LinkedIn is ineffective at telling us how many employees Substack has because random writers put Substack as their place of business. However, if we assume that it has hired slowly from 77 employees, we can comfortably assume it’s back to approximately 90 people. Assuming all in costs of $200,000 per employee—the CEO did say they were focused on product and engineering—and the business would be on the precipice of breakeven.

If that’s the case, it can take as long as it wants to justify its valuation.

But the big question is whether it ever will. And this is where I find the future for Substack very interesting. If it can hit 10 million subscriptions, it will be generating $90 million in net revenue. That’s obviously a very big if and is entirely dependent on driving growth for its customers, the writers.
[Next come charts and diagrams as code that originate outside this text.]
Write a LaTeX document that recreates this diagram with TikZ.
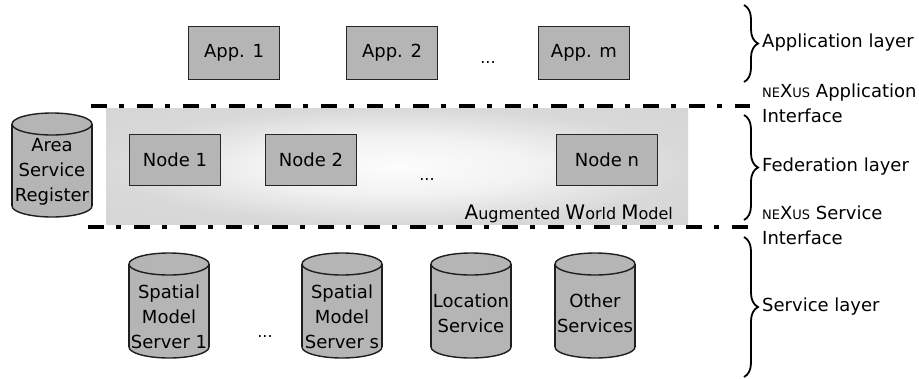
\documentclass[tikz,border=0pt]{standalone}
\usepackage{fontspec}
\setmainfont{DejaVu Sans}
\usetikzlibrary{decorations.pathreplacing}
\pgfdeclareradialshading{awmshade}{\pgfpoint{0bp}{0bp}}{color(0bp)=(gray!2); color(12bp)=(gray!10); color(25bp)=(gray!30); color(50bp)=(gray!36)}
\tikzset{
  boxnode/.style={draw=black!85, line width=1.8pt, fill=gray!58, minimum width=91pt, minimum height=53pt, inner sep=0pt, font=\fontsize{18}{22}\selectfont},
  cylfill/.style={fill=gray!58},
  cylline/.style={draw=black!88, line width=1.4pt},
  cyltext/.style={align=center, inner sep=0pt, font=\fontsize{18}{25}\selectfont},
  dots/.style={inner sep=0pt, font=\fontsize{16}{18}\selectfont},
  layerlabel/.style={anchor=west, inner sep=0pt, align=left, font=\fontsize{18}{25}\selectfont},
  ifaceline/.style={line width=4pt, dash pattern=on 16pt off 12pt on 5pt off 13pt},
  layerbrace/.style={decorate, decoration={brace, amplitude=14pt, aspect=0.5}, line width=1.8pt},
}
\newcommand\dbcyl[6]{% name, cx, top, bottom, textcenter y, text
  \filldraw[cylfill, cylline] (#2,#4-11) ellipse[x radius=40, y radius=11];
  \fill[cylfill] (#2-40,#3+11) rectangle (#2+40,#4-11);
  \draw[cylline] (#2-40,#3+11) -- (#2-40,#4-11);
  \draw[cylline] (#2+40,#3+11) -- (#2+40,#4-11);
  \filldraw[cylfill, cylline] (#2,#3+11) ellipse[x radius=40, y radius=11];
  \node[cyltext] (#1) at (#2,#5) {#6};
}
\newcommand\nexus[1][13]{{\fontsize{#1}{#1}\selectfont NE}X{\fontsize{#1}{#1}\selectfont US}}
\begin{document}
\begin{tikzpicture}[x=1pt, y=-1pt]
\useasboundingbox (0,0) rectangle (919,378);
% federation background
\shade[shading=awmshade] (106,108) rectangle (688,224);
% interface lines
\coordinate (apiL) at (91,106);
\coordinate (apiR) at (750,106);
\coordinate (spiL) at (88,227);
\coordinate (spiR) at (753,227);
\draw[ifaceline] (apiL) -- (apiR);
\draw[ifaceline] (spiL) -- (spiR);
% application layer
\node[boxnode] (app1) at (234,53) {App. 1};
\node[boxnode] (app2) at (392,53) {App. 2};
\node[dots] (appdots) at (488,63) {...};
\node[boxnode] (appm) at (584,53) {App. m};
% federation layer
\node[boxnode, minimum height=51pt] (node1) at (175,160) {Node 1};
\node[boxnode, minimum height=51pt] (node2) at (311,160) {Node 2};
\node[dots] (nodedots) at (427,180) {...};
\node[boxnode, minimum height=51pt, minimum width=101pt] (noden) at (607,160) {Node n};
\node[inner sep=0pt, anchor=base east] (awm) at (673,219) {{\fontsize{20}{20}\selectfont A}{\fontsize{16}{16}\selectfont ugmented }{\fontsize{20}{20}\selectfont W}{\fontsize{16}{16}\selectfont orld }{\fontsize{20}{20}\selectfont M}{\fontsize{16}{16}\selectfont odel}};
\dbcyl{asr}{52}{113}{217}{172}{Area\\Service\\Register}
% service layer
\dbcyl{sms1}{169}{253}{358}{317}{Spatial\\Model\\Server 1}
\node[dots] (srvdots) at (265,337) {...};
\dbcyl{smss}{342}{253}{358}{317}{Spatial\\Model\\Server s}
\dbcyl{locs}{471}{253}{358}{313}{Location\\Service}
\dbcyl{other}{595}{253}{358}{313}{Other\\Services}
% braces and labels
\coordinate (b1t) at (744,5);
\coordinate (b1b) at (744,82);
\coordinate (b2t) at (744,115);
\coordinate (b2b) at (744,220);
\coordinate (b3t) at (744,237);
\coordinate (b3b) at (744,377);
\draw[layerbrace] (b1t) -- (b1b);
\draw[layerbrace] (b2t) -- (b2b);
\draw[layerbrace] (b3t) -- (b3b);
\node[layerlabel] (lapp) at (762,43) {Application layer};
\node[layerlabel] (lapi) at (762,103) {\nexus\ Application\\Interface};
\node[layerlabel] (lfed) at (762,167) {Federation layer};
\node[layerlabel] (lspi) at (762,225) {\nexus\ Service\\Interface};
\node[layerlabel] (lsrv) at (762,307) {Service layer};
\end{tikzpicture}
\end{document}
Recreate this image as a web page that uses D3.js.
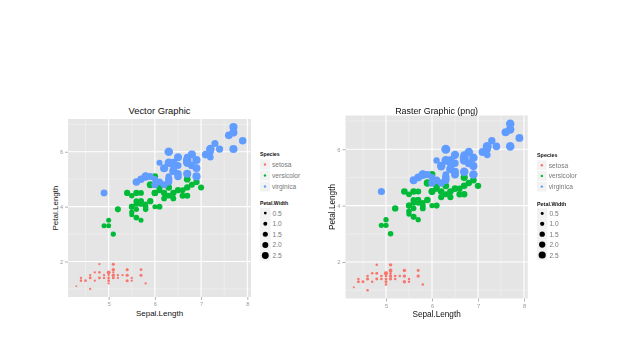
<!DOCTYPE html>
<html><head><meta charset="utf-8">
<script src="https://cdn.jsdelivr.net/npm/d3@7"></script>
<style>body{margin:0;background:#fff;} text{font-family:"Liberation Sans",Arial,sans-serif;}</style>
</head><body><svg id="c" width="638" height="359"></svg>
<script>
const speciesNames = ["setosa", "versicolor", "virginica"];
const speciesColors = ["#F8766D", "#00BA38", "#619CFF"];
const sizeBreaks = [0.5, 1.0, 1.5, 2.0, 2.5];
const xTicks = [5, 6, 7, 8];
const yTicks = [2, 4, 6];

const setosaSepalLength = [5.1,4.9,4.7,4.6,5.0,5.4,4.6,5.0,4.4,4.9,5.4,4.8,4.8,4.3,5.8,5.7,5.4,5.1,5.7,5.1,5.4,5.1,4.6,5.1,4.8,5.0,5.0,5.2,5.2,4.7,4.8,5.4,5.2,5.5,4.9,5.0,5.5,4.9,4.4,5.1,5.0,4.5,4.4,5.0,5.1,4.8,5.1,4.6,5.3,5.0];
const setosaPetalLength = [1.4,1.4,1.3,1.5,1.4,1.7,1.4,1.5,1.4,1.5,1.5,1.6,1.4,1.1,1.2,1.5,1.3,1.4,1.7,1.5,1.7,1.5,1.0,1.7,1.9,1.6,1.6,1.5,1.4,1.6,1.6,1.5,1.5,1.4,1.5,1.2,1.3,1.4,1.3,1.5,1.3,1.3,1.3,1.6,1.9,1.4,1.6,1.4,1.5,1.4];
const setosaPetalWidth = [0.2,0.2,0.2,0.2,0.2,0.4,0.3,0.2,0.2,0.1,0.2,0.2,0.1,0.1,0.2,0.4,0.4,0.3,0.3,0.3,0.2,0.4,0.2,0.5,0.2,0.2,0.4,0.2,0.2,0.2,0.2,0.4,0.1,0.2,0.2,0.2,0.2,0.1,0.2,0.2,0.3,0.3,0.2,0.6,0.4,0.3,0.2,0.2,0.2,0.2];

const versicolorSepalLength = [7.0,6.4,6.9,5.5,6.5,5.7,6.3,4.9,6.6,5.2,5.0,5.9,6.0,6.1,5.6,6.7,5.6,5.8,6.2,5.6,5.9,6.1,6.3,6.1,6.4,6.6,6.8,6.7,6.0,5.7,5.5,5.5,5.8,6.0,5.4,6.0,6.7,6.3,5.6,5.5,5.5,6.1,5.8,5.0,5.6,5.7,5.7,6.2,5.1,5.7];
const versicolorPetalLength = [4.7,4.5,4.9,4.0,4.6,4.5,4.7,3.3,4.6,3.9,3.5,4.2,4.0,4.7,3.6,4.4,4.5,4.1,4.5,3.9,4.8,4.0,4.9,4.7,4.3,4.4,4.8,5.0,4.5,3.5,3.8,3.7,3.9,5.1,4.5,4.5,4.7,4.4,4.1,4.0,4.4,4.6,4.0,3.3,4.2,4.2,4.2,4.3,3.0,4.1];
const versicolorPetalWidth = [1.4,1.5,1.5,1.3,1.5,1.3,1.6,1.0,1.3,1.4,1.0,1.5,1.0,1.4,1.3,1.4,1.5,1.0,1.5,1.1,1.8,1.3,1.5,1.2,1.3,1.4,1.4,1.7,1.5,1.0,1.1,1.0,1.2,1.6,1.5,1.6,1.5,1.3,1.3,1.3,1.2,1.4,1.2,1.0,1.3,1.2,1.3,1.3,1.1,1.3];

const virginicaSepalLength = [6.3,5.8,7.1,6.3,6.5,7.6,4.9,7.3,6.7,7.2,6.5,6.4,6.8,5.7,5.8,6.4,6.5,7.7,7.7,6.0,6.9,5.6,7.7,6.3,6.7,7.2,6.2,6.1,6.4,7.2,7.4,7.9,6.4,6.3,6.1,7.7,6.3,6.4,6.0,6.9,6.7,6.9,5.8,6.8,6.7,6.7,6.3,6.5,6.2,5.9];
const virginicaPetalLength = [6.0,5.1,5.9,5.6,5.8,6.6,4.5,6.3,5.8,6.1,5.1,5.3,5.5,5.0,5.1,5.3,5.5,6.7,6.9,5.0,5.7,4.9,6.7,4.9,5.7,6.0,4.8,4.9,5.6,5.8,6.1,6.4,5.6,5.1,5.6,6.1,5.6,5.5,4.8,5.4,5.6,5.1,5.1,5.9,5.7,5.2,5.0,5.2,5.4,5.1];
const virginicaPetalWidth = [2.5,1.9,2.1,1.8,2.2,2.1,1.7,1.8,1.8,2.5,2.0,1.9,2.1,2.0,2.4,2.3,1.8,2.2,2.3,1.5,2.3,2.0,2.0,1.8,2.1,1.8,1.8,1.8,2.1,1.6,1.9,2.0,2.2,1.5,1.4,2.3,2.4,1.8,1.8,2.1,2.4,2.3,1.9,2.3,2.5,2.3,1.9,2.0,2.3,1.8];

const sepalLengthBySpecies = [setosaSepalLength, versicolorSepalLength, virginicaSepalLength];
const petalLengthBySpecies = [setosaPetalLength, versicolorPetalLength, virginicaPetalLength];
const petalWidthBySpecies = [setosaPetalWidth, versicolorPetalWidth, virginicaPetalWidth];

const rows = [];
speciesNames.forEach((s, i) => {
  sepalLengthBySpecies[i].forEach((v, j) => rows.push({
    species: s, sl: v, pl: petalLengthBySpecies[i][j], pw: petalWidthBySpecies[i][j]
  }));
});

const svg = d3.select("#c");
const defs = svg.append("defs");
defs.append("filter").attr("id", "blur").attr("x", "-5%").attr("y", "-5%").attr("width", "110%").attr("height", "110%")
  .append("feGaussianBlur").attr("stdDeviation", 0.45);

function drawPanel(cfg) {
  const g = svg.append("g");
  if (cfg.blur) g.attr("filter", "url(#blur)");
  const x = d3.scaleLinear().domain([4.12, 8.08]).range([cfg.left, cfg.right]);
  const y = d3.scaleLinear().domain([0.705, 7.195]).range([cfg.bottom, cfg.top]);
  const r = d3.scalePow().exponent(0.7).domain([0.1, 2.5]).range([cfg.rMin, cfg.rMax]);
  const color = d3.scaleOrdinal().domain(speciesNames).range(speciesColors);

  g.append("rect").attr("x", cfg.left).attr("y", cfg.top)
    .attr("width", cfg.right - cfg.left).attr("height", cfg.bottom - cfg.top).attr("fill", "#E5E5E5");
  const xMinor = [4.5, 5.5, 6.5, 7.5];
  const yMinor = [1, 3, 5, 7];
  g.selectAll(".xm").data(xMinor).join("line").attr("x1", d => x(d)).attr("x2", d => x(d))
    .attr("y1", cfg.top).attr("y2", cfg.bottom).attr("stroke", "#F2F2F2").attr("stroke-width", 0.6);
  g.selectAll(".ym").data(yMinor).join("line").attr("y1", d => y(d)).attr("y2", d => y(d))
    .attr("x1", cfg.left).attr("x2", cfg.right).attr("stroke", "#F2F2F2").attr("stroke-width", 0.6);
  g.selectAll(".xM").data(xTicks).join("line").attr("x1", d => x(d)).attr("x2", d => x(d))
    .attr("y1", cfg.top).attr("y2", cfg.bottom).attr("stroke", "#fff").attr("stroke-width", 1.1);
  g.selectAll(".yM").data(yTicks).join("line").attr("y1", d => y(d)).attr("y2", d => y(d))
    .attr("x1", cfg.left).attr("x2", cfg.right).attr("stroke", "#fff").attr("stroke-width", 1.1);

  g.append("g").selectAll("circle").data(rows).join("circle")
    .attr("cx", d => x(d.sl)).attr("cy", d => y(d.pl)).attr("r", d => r(d.pw))
    .attr("fill", d => color(d.species));

  const xAxis = g.append("g").attr("transform", `translate(0,${cfg.bottom})`)
    .call(d3.axisBottom(x).tickValues(xTicks).tickSize(3).tickPadding(2).tickFormat(d3.format("d")));
  const yAxis = g.append("g").attr("transform", `translate(${cfg.left},0)`)
    .call(d3.axisLeft(y).tickValues(yTicks).tickSize(3).tickPadding(2).tickFormat(d3.format("d")));
  [xAxis, yAxis].forEach(a => {
    a.select(".domain").remove();
    a.selectAll(".tick line").attr("stroke", "#7F7F7F").attr("stroke-width", 0.6);
    a.selectAll(".tick text").attr("fill", "#9a9a9a").attr("font-size", cfg.tickFont)
      .attr("font-family", "Liberation Sans, Arial, sans-serif");
  });

  const cx = (cfg.left + cfg.right) / 2;
  const cy = (cfg.top + cfg.bottom) / 2;
  g.append("text").attr("x", cx).attr("y", cfg.titleY).attr("text-anchor", "middle")
    .attr("font-size", cfg.titleFont).attr("fill", "#111").text(cfg.title);
  g.append("text").attr("x", cx).attr("y", cfg.xTitleY).attr("text-anchor", "middle")
    .attr("font-size", cfg.axisFont).attr("fill", "#111").text("Sepal.Length");
  g.append("text").attr("transform", `translate(${cfg.yTitleX},${cy}) rotate(-90)`).attr("text-anchor", "middle")
    .attr("font-size", cfg.axisFont).attr("fill", "#111").text("Petal.Length");

  const L = cfg.legend;
  g.append("text").attr("x", L.x).attr("y", L.speciesY).attr("font-size", L.titleFont)
    .attr("font-weight", "bold").attr("fill", "#111").text("Species");
  speciesNames.forEach((s, i) => {
    const yy = L.speciesY + L.gap * (i + 1);
    g.append("rect").attr("x", L.x).attr("y", yy - L.gap / 2 - 2).attr("width", L.gap - 1).attr("height", L.gap - 1).attr("fill", "#F2F2F2");
    g.append("circle").attr("cx", L.x + (L.gap - 1) / 2).attr("cy", yy - 2.5).attr("r", 1.2).attr("fill", color(s));
    g.append("text").attr("x", L.x + L.gap + 1).attr("y", yy).attr("font-size", L.labelFont).attr("fill", "#777").text(s);
  });
  g.append("text").attr("x", L.x).attr("y", L.sizeY).attr("font-size", L.titleFont)
    .attr("font-weight", "bold").attr("fill", "#111").text("Petal.Width");
  sizeBreaks.forEach((b, i) => {
    const yy = L.sizeY + L.sizeGap * (i + 1);
    g.append("rect").attr("x", L.x).attr("y", yy - L.sizeGap / 2 - 2.5).attr("width", L.sizeGap).attr("height", L.sizeGap).attr("fill", "#F2F2F2");
    g.append("circle").attr("cx", L.x + L.sizeGap / 2).attr("cy", yy - 2.5).attr("r", r(b) * 0.8).attr("fill", "#000");
    g.append("text").attr("x", L.x + L.sizeGap + 2).attr("y", yy).attr("font-size", L.labelFont).attr("fill", "#777").text(d3.format(".1f")(b));
  });
}

drawPanel({
  left: 68, right: 251, top: 119, bottom: 297, rMin: 0.9, rMax: 4.3,
  title: "Vector Graphic", titleY: 114, titleFont: 9.4, axisFont: 8, tickFont: 5.5,
  xTitleY: 316, yTitleX: 58,
  legend: {x: 260, speciesY: 156, sizeY: 205, gap: 11, sizeGap: 10.6, titleFont: 5.2, labelFont: 6.6}
});
drawPanel({
  left: 345.5, right: 527.7, top: 115.5, bottom: 298.5, rMin: 1.0, rMax: 4.5, blur: true,
  title: "Raster Graphic (png)", titleY: 114, titleFont: 8.9, axisFont: 8.2, tickFont: 5.8,
  xTitleY: 317, yTitleX: 335,
  legend: {x: 537, speciesY: 157, sizeY: 205.5, gap: 10.7, sizeGap: 10.4, titleFont: 5.4, labelFont: 6.6}
});
</script></body></html>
Fortunately, Substack finally got out of its own way and started investing in what writers needed to grow.

For those that have read AMO for a while, you’ll know I used to publish on Substack and left. One of the reasons was because Substack didn’t know who its customer was. At the time, I wrote:

While not truly philosophical, I believe there is a far more critical problem that Substack needs to account for… who is its customer?

When you come to A Media Operator, you are my customer. I am then the customer to Pico, the CRM/registration system I chose to power AMO’s business. But you’re not actually Pico’s customer. I pay Pico, you pay me, the relationship is crystal clear. I can’t say the same for Substack.

You can learn a lot about who the customer of a business is based on their product development. As new features are introduced, who do they benefit? For Substack, I don’t get the feeling that it knows who its customer is and, therefore, its product development looks a little haphazard.

Substack built a great tool for sending a newsletter, publishing a blog and even hosting a podcast. But then it sort of stopped. It never dove into building tools for audience development. It pivoted its focus to serving the reader. That’s fine, but slow iteration for your primary customer—the creator—is just not great business.

It’s starting to figure it out. Substack launched a multitude of services in 2022. One, which has stood out, is its recommendations product. In a nutshell, you can recommend other newsletters to someone to sign up for and those writers can recommend yours. This helps everyone grow, which is in Substack’s best interest.

One writer who has a little over 100,000 free subscribers told me he was acquiring 1,000 new subs every week from this feature. The question then is how many will convert from free to paid. This will change from site to site, but A Media Operator has about 8% of its audience paying. If that translates across the Substack ecosystem, this writer could be getting 80 new paid subs per week. You can start to imagine how this can scale for Substack.

Now, there’s a big caveat here. We don’t know how engaged these subscribers are going to be for the long-term. When someone chooses to sign up for AMO, it’s because they’ve read the content and then sign up. The inclusion of additional newsletters becomes a spontaneous signup; this reduction in friction might actually result in an increase in long-term churn. We simply don’t know.

What I will say is that the internet is massive. And Substack is a tool that power creators. It is not, itself, a media company, though. It can achieve significant scale by powering non-scale niche newsletters. If we assume Substack has 90 employees and is relatively breakeven at $18 million, what happens when it grows five times? Does it need to grow to 5x the employees? I don’t think so. Unlike a media company, Substack should be able to generate much stronger margins.

Will it ever be worth its valuation? At $90 million in revenue and a $650 million valuation, that’s a 7.2x revenue multiple. Is that fair? In the case of Substack, it’ll all depend on its margins. But with it focusing more on tools for creators, I am more bullish than I have been in a long time.